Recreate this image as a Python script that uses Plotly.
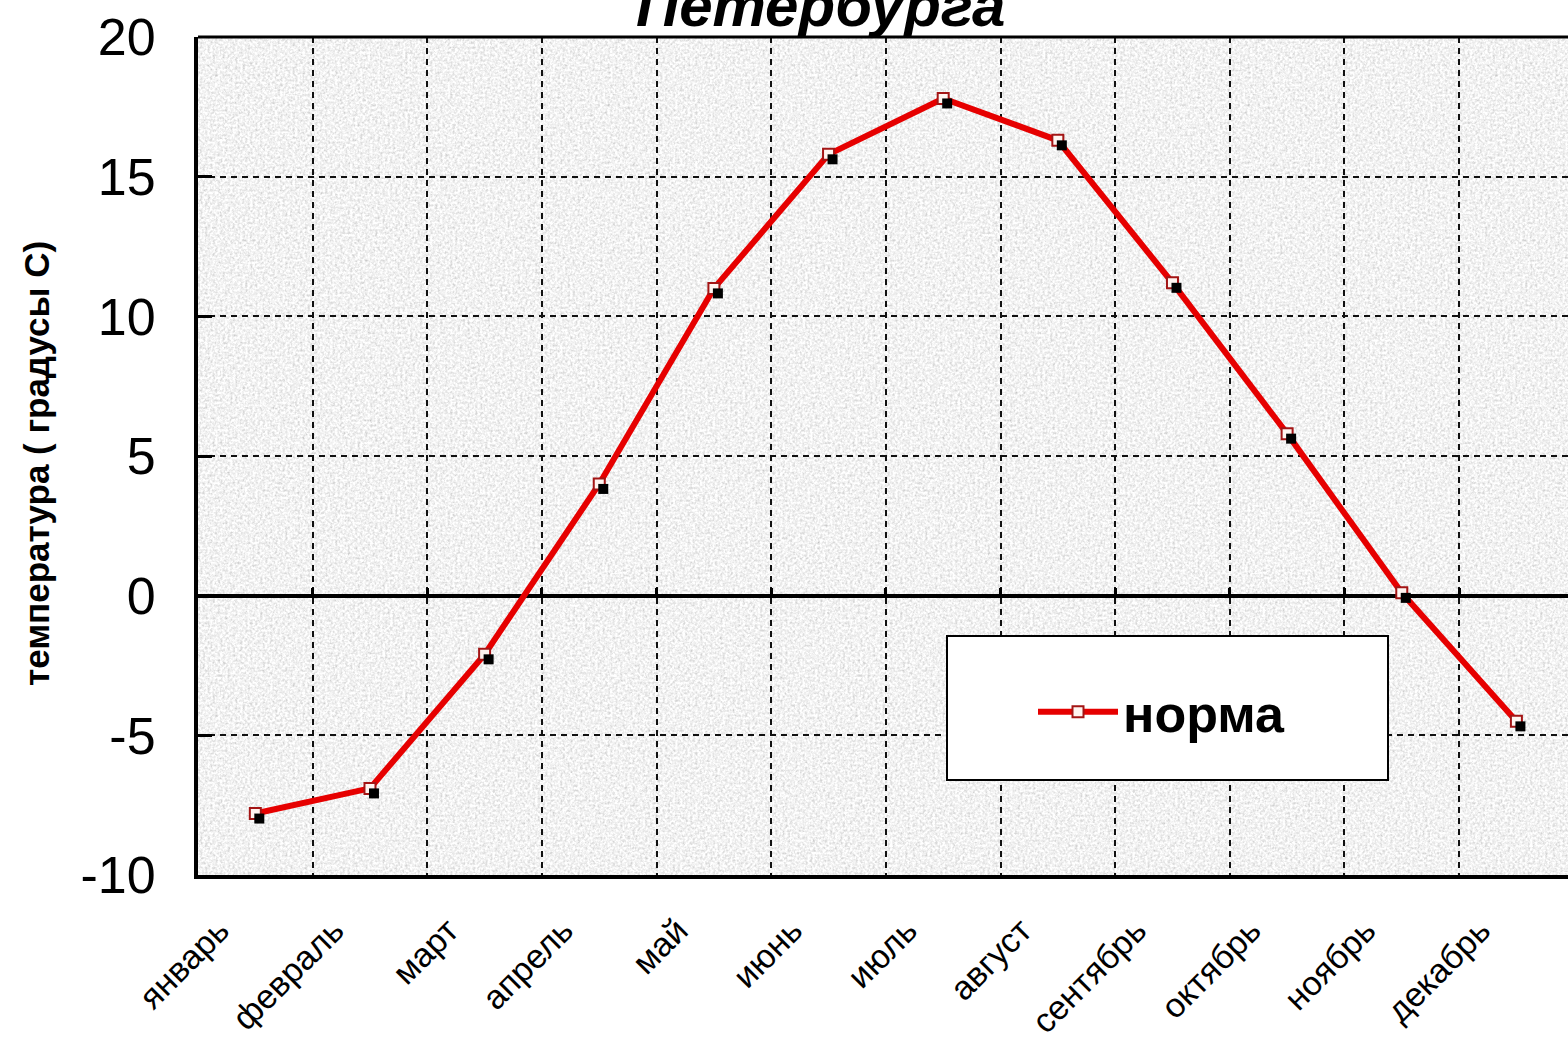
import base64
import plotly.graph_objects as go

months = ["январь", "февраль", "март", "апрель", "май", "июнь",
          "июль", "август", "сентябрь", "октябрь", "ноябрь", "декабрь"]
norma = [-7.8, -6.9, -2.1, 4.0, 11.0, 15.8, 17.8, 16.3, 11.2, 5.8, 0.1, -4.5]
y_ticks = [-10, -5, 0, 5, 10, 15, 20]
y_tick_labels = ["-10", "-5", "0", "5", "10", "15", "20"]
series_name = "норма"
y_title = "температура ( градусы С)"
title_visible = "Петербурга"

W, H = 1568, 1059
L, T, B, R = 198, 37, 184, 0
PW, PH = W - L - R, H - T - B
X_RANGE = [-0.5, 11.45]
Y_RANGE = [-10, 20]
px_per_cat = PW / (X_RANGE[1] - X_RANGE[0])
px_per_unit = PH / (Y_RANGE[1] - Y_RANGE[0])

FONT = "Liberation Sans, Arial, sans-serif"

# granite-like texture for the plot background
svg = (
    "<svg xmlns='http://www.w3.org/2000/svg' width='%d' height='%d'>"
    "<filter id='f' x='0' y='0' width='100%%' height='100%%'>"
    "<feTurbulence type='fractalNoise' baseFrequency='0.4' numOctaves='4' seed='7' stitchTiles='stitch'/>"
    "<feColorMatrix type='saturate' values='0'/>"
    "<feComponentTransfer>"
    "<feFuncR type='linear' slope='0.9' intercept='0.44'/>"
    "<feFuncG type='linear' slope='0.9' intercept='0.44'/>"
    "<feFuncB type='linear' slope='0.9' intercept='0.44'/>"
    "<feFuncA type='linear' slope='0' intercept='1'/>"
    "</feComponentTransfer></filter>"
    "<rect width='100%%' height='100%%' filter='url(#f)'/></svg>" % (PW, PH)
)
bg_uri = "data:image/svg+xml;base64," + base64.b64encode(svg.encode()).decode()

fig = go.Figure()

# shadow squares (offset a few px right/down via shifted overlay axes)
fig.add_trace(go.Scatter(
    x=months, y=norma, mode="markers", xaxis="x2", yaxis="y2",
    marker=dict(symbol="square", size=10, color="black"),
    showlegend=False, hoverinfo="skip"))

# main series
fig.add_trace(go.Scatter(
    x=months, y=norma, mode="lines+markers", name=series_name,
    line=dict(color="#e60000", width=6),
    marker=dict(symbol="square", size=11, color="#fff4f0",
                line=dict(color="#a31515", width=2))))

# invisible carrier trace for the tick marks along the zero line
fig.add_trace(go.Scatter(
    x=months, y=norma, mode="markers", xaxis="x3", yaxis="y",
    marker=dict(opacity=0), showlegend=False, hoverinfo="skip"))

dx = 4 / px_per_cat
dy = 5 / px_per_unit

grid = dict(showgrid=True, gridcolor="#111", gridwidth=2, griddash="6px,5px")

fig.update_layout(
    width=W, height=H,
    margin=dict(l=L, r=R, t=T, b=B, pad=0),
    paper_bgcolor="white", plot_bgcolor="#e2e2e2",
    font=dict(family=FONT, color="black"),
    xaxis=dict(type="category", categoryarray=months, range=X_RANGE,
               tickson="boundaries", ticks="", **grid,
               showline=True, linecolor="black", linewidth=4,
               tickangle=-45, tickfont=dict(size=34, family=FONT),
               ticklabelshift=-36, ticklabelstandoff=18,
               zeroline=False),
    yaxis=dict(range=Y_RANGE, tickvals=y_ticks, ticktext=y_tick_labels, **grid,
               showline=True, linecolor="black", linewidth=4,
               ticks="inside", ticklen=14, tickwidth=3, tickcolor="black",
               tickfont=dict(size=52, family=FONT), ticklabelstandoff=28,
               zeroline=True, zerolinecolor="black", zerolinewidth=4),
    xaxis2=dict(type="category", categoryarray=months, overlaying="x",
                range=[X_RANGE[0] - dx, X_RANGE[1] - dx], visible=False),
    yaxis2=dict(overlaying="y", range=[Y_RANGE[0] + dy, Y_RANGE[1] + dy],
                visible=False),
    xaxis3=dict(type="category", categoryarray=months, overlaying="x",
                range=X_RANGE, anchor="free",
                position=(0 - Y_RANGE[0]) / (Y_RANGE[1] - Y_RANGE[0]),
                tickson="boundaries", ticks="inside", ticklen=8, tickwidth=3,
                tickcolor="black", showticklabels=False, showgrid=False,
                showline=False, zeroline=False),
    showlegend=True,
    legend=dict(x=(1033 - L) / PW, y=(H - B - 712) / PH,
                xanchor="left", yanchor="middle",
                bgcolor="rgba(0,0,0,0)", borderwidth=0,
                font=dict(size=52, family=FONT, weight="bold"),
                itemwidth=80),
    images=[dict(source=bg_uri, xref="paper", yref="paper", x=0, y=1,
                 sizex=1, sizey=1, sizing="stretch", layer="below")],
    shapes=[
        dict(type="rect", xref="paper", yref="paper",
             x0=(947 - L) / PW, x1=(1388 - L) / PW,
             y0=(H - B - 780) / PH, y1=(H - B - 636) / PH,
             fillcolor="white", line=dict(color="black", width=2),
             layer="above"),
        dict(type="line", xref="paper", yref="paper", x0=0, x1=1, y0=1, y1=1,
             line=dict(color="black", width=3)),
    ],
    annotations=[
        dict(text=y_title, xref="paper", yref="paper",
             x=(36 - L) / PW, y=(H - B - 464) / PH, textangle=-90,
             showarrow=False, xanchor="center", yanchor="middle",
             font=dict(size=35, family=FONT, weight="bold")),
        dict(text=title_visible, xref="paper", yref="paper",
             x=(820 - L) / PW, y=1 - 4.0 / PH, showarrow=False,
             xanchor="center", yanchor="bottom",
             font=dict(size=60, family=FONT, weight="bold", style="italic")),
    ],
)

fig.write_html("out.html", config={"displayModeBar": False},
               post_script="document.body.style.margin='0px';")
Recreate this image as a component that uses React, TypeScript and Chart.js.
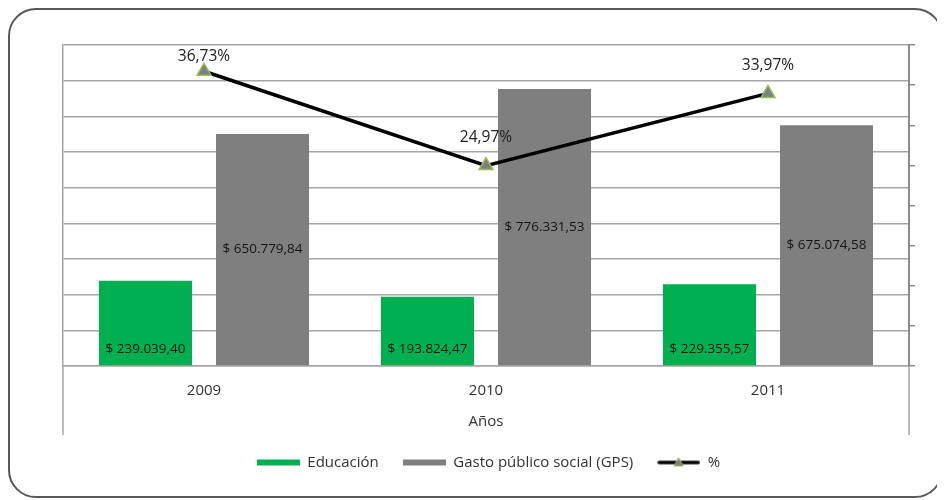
--------------------
Everything from the first line of the entries through the line that contains "fig = go.Figure()" is to be reproduced exactly, except the pictures.

### RESULT OF THE TASK
Recreate this image as a Python script that uses Plotly.
import base64
import plotly.graph_objects as go

months = ["январь", "февраль", "март", "апрель", "май", "июнь",
          "июль", "август", "сентябрь", "октябрь", "ноябрь", "декабрь"]
norma = [-7.8, -6.9, -2.1, 4.0, 11.0, 15.8, 17.8, 16.3, 11.2, 5.8, 0.1, -4.5]
y_ticks = [-10, -5, 0, 5, 10, 15, 20]
y_tick_labels = ["-10", "-5", "0", "5", "10", "15", "20"]
series_name = "норма"
y_title = "температура ( градусы С)"
title_visible = "Петербурга"

W, H = 1568, 1059
L, T, B, R = 198, 37, 184, 0
PW, PH = W - L - R, H - T - B
X_RANGE = [-0.5, 11.45]
Y_RANGE = [-10, 20]
px_per_cat = PW / (X_RANGE[1] - X_RANGE[0])
px_per_unit = PH / (Y_RANGE[1] - Y_RANGE[0])

FONT = "Liberation Sans, Arial, sans-serif"

# granite-like texture for the plot background
svg = (
    "<svg xmlns='http://www.w3.org/2000/svg' width='%d' height='%d'>"
    "<filter id='f' x='0' y='0' width='100%%' height='100%%'>"
    "<feTurbulence type='fractalNoise' baseFrequency='0.4' numOctaves='4' seed='7' stitchTiles='stitch'/>"
    "<feColorMatrix type='saturate' values='0'/>"
    "<feComponentTransfer>"
    "<feFuncR type='linear' slope='0.9' intercept='0.44'/>"
    "<feFuncG type='linear' slope='0.9' intercept='0.44'/>"
    "<feFuncB type='linear' slope='0.9' intercept='0.44'/>"
    "<feFuncA type='linear' slope='0' intercept='1'/>"
    "</feComponentTransfer></filter>"
    "<rect width='100%%' height='100%%' filter='url(#f)'/></svg>" % (PW, PH)
)
bg_uri = "data:image/svg+xml;base64," + base64.b64encode(svg.encode()).decode()

fig = go.Figure()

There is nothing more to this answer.